(NB: This was originally a note on Facebook from last summer.)

I just finished rereading one of my favorite books – Robert Caro’s The Power Broker: Robert Moses and the Fall of New York.

That seems like an odd way to start a post on education, since the book is about Moses’s acquisition of power in New York City and the State of New York. Education is barely mentioned, and then only to discuss the schools that weren’t built while Moses was building roads, bridges, and parks. However, there is one striking parallel between Moses’s roadbuilding and modern American education.

The map of New York was irrevocably changed by Moses. He built bridges and roads to lessen the load on existing bridges and roads, then built more bridges and roads to lessen the loads on the ones he built, then built more bridges and roads…well, you get the idea. Everytime he built a new bridge or road, he promised it would reduce traffic on some other bridge or road.
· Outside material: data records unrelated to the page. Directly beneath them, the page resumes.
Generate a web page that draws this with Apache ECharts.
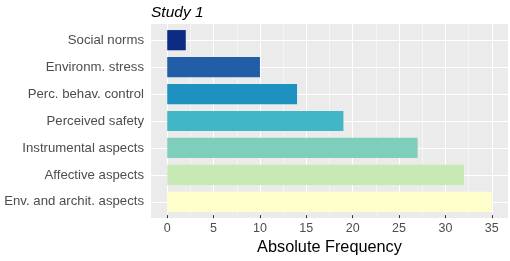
<!DOCTYPE html>
<html>
<head>
<meta charset="utf-8">
<script src="https://cdn.jsdelivr.net/npm/echarts@6/dist/echarts.min.js"></script>
<style>
  html, body { margin: 0; padding: 0; background: #fff; }
  #chart { width: 510px; height: 261px; }
</style>
</head>
<body>
<div id="chart"></div>
<script>
// data, top to bottom as in the picture
const categories = [
  "Social norms",
  "Environm. stress",
  "Perc. behav. control",
  "Perceived safety",
  "Instrumental aspects",
  "Affective aspects",
  "Env. and archit. aspects"
];
const frequency = [2, 10, 14, 19, 27, 32, 35];
const barColors = ["#0c2c84", "#225ea8", "#1d91c0", "#41b6c4", "#7fcdbb", "#c7e9b4", "#ffffcc"];
const xTicks = [0, 5, 10, 15, 20, 25, 30, 35];

const font = "Liberation Sans, Arial, sans-serif";
const chart = echarts.init(document.getElementById("chart"));

// panel box (ggplot style expansion around the data)
const panel = { left: 151, right: 2, top: 24, bottom: 43 };
const W = 510, H = 261;
const padX = 1.75 * (W - panel.left - panel.right) / 38.5;   // 5% of 0..35
const bandY = (H - panel.top - panel.bottom) / 7.2;           // 0.6 band each side
const padY = 0.1 * bandY;

chart.setOption({
  animation: false,
  title: {
    text: "Study 1",
    left: panel.left - 5,
    top: 0,
    textStyle: { fontFamily: font, fontSize: 15.5, fontStyle: "italic", fontWeight: "normal", color: "#000" }
  },
  grid: [
    // 0: panel background + horizontal grid lines
    { left: panel.left, right: panel.right, top: panel.top, bottom: panel.bottom,
      show: true, backgroundColor: "#ebebeb", borderWidth: 0 },
    // 1: value axis, vertical grid lines, full panel height
    { left: panel.left + padX, right: panel.right + padX, top: panel.top, bottom: panel.bottom },
    // 2: bars and category labels
    { left: panel.left + padX, right: panel.right + padX, top: panel.top + padY, bottom: panel.bottom + padY }
  ],
  xAxis: [
    { gridIndex: 0, type: "value", min: 0, max: 1, show: false },
    {
      gridIndex: 1,
      type: "value",
      min: xTicks[0],
      max: xTicks[xTicks.length - 1],
      interval: 5,
      axisLine: { show: false },
      axisTick: { show: true, length: 3, lineStyle: { color: "#333" } },
      axisLabel: { margin: 7, fontFamily: font, fontSize: 12.5, color: "#4d4d4d" },
      splitLine: { show: true, lineStyle: { color: "#fff", width: 1.1 } },
      minorTick: { show: false, splitNumber: 2 },
      minorSplitLine: { show: true, lineStyle: { color: "#fff", width: 0.5 } },
      name: "Absolute Frequency",
      nameLocation: "middle",
      nameGap: 24,
      nameTextStyle: { fontFamily: font, fontSize: 16.3, color: "#000" }
    },
    { gridIndex: 2, type: "value", min: xTicks[0], max: xTicks[xTicks.length - 1], show: false }
  ],
  yAxis: [
    { gridIndex: 0, type: "value", min: 0.4, max: 7.6, inverse: true, show: false },
    { gridIndex: 1, type: "value", show: false },
    {
      gridIndex: 2,
      type: "category",
      inverse: true,
      data: categories,
      offset: padX,
      axisLine: { show: false },
      axisTick: { show: true, length: 3, alignWithLabel: true, lineStyle: { color: "#333" } },
      axisLabel: { margin: 7, fontFamily: font, fontSize: 13.2, color: "#4d4d4d" },
      splitLine: { show: false }
    }
  ],
  series: [
    {
      // horizontal grid lines at category centres spanning the whole panel
      type: "line",
      xAxisIndex: 0,
      yAxisIndex: 0,
      data: [],
      z: 1,
      markLine: {
        silent: true,
        z: 1,
        symbol: "none",
        label: { show: false },
        lineStyle: { color: "#fff", width: 1.1, type: "solid" },
        data: categories.map((c, i) => ({ yAxis: i + 1 }))
      }
    },
    {
      type: "bar",
      xAxisIndex: 2,
      yAxisIndex: 2,
      barWidth: "75%",
      data: frequency.map((v, i) => ({ value: v, itemStyle: { color: barColors[i] } })),
      z: 3
    }
  ]
});
</script>
</body>
</html>
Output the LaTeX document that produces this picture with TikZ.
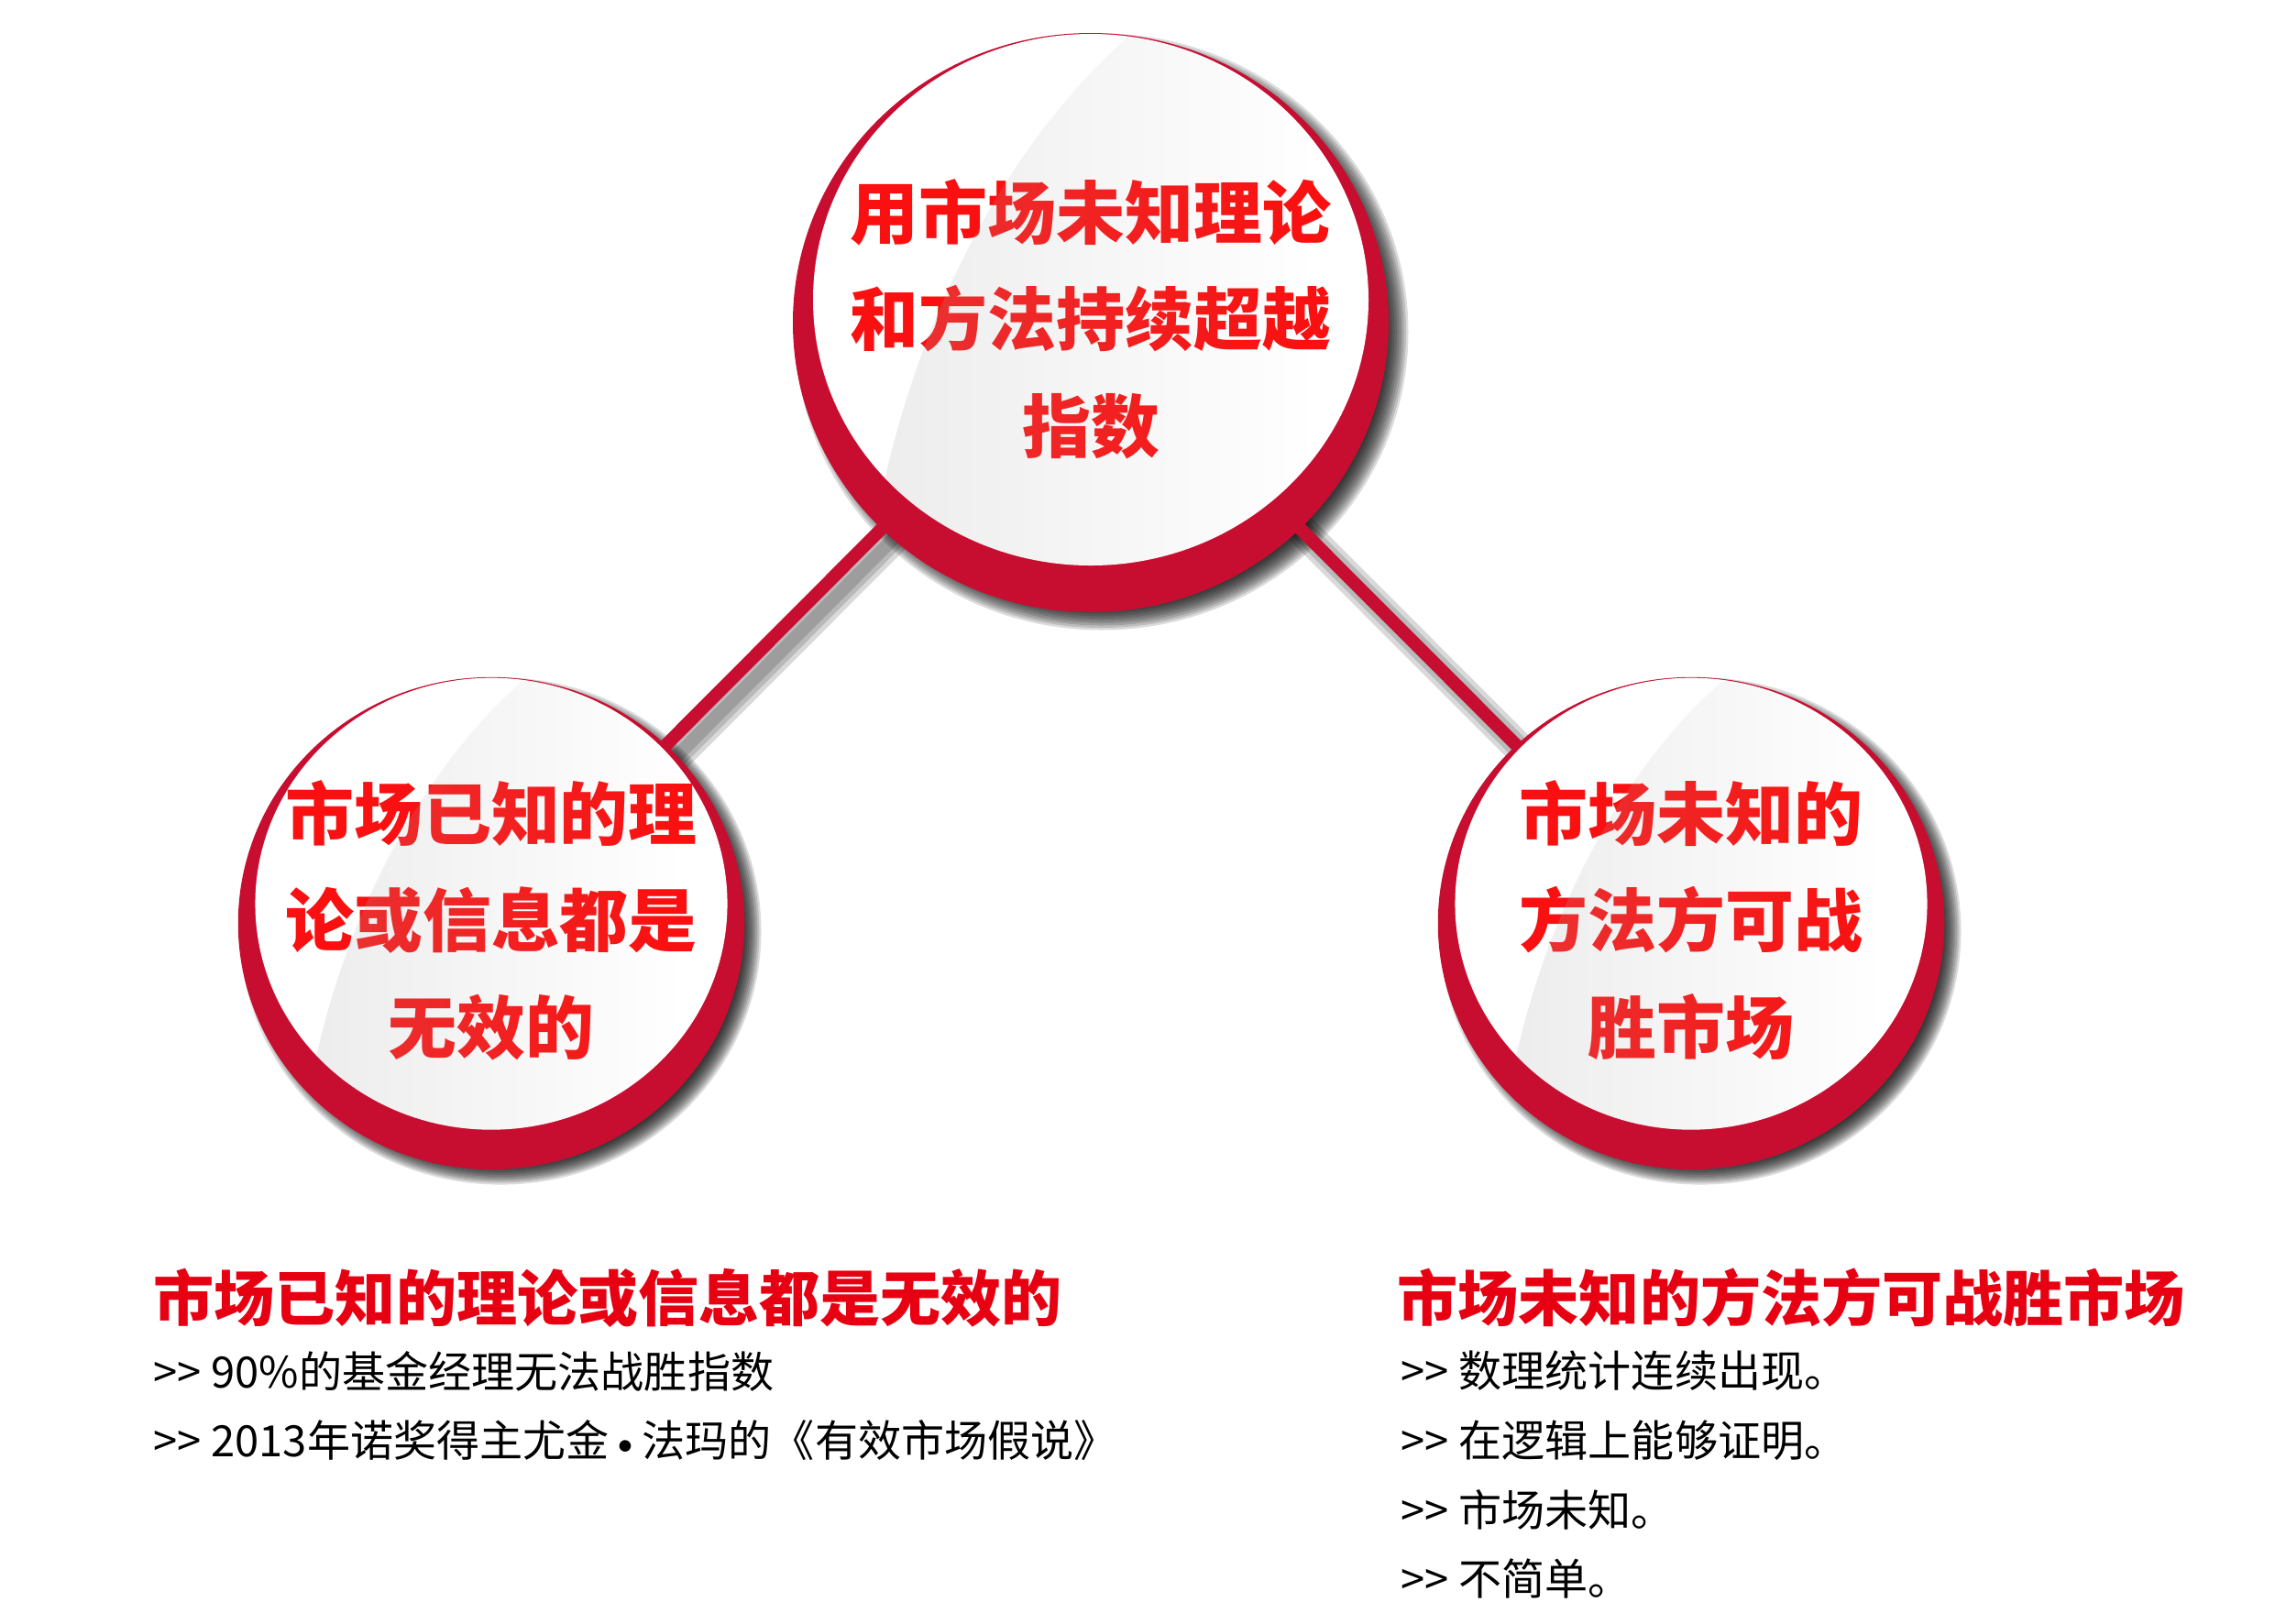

However, this never happened. A new bridge would open and almost immediately become clogged, but the bridge which was supposed to get relief never did. Traffic was now horrible on two bridges. So he’d build a third, which would promptly fill up; now there are three congested bridges and no relief. Moses remained convinced that one more bridge would always do the trick, and he used his power to make sure he could keep building those bridges – to the detriment of tunnels, subways, buses (he purposefully built some roads and bridges in such a way that buses could not run on them), railways, etc. His refusal to see anything wrong with a system that clearly did not work – indeed, one that made things worse – not only led to the metastisizing of that system, but also made it impossible for alternatives to develop or flourish.

Let’s take a look at high-stakes testing. Now, this is just me blowing off steam on Facebook, so I haven’t actually done anything real like looking at data, but anecdotally – I’ve been in the classroom since 1998. I’ve seen standards drop right and left as testing has become more important. Anyone else notice this? The oligarchs, anti-teacher types, and “we should run education like a business!” folks looooove tests as the arbiter of funding and status because they remove actual education from the equation. Test scores may go up and down, but I have seen nothing to indicate that learning is any better than it was 20, 30, 40 years ago. In my darker, more conspiratorial moments, I believe this is a feature, not a bug. Public education was the great equalizer, and if there’s one thing oligarchs hate, it’s an equalizer.

And so, like Robert Moses with bridges and roads, the all-testing-all-the-time types shut down other means of education reform, tie teacher pay and school support to test scores and not to learning, and use the force of funding and law to make sure a non-testing-based approach to school quality assessment never has a chance to develop, all the while piling more and more tests and clogging up the system further. This system cannot long endure.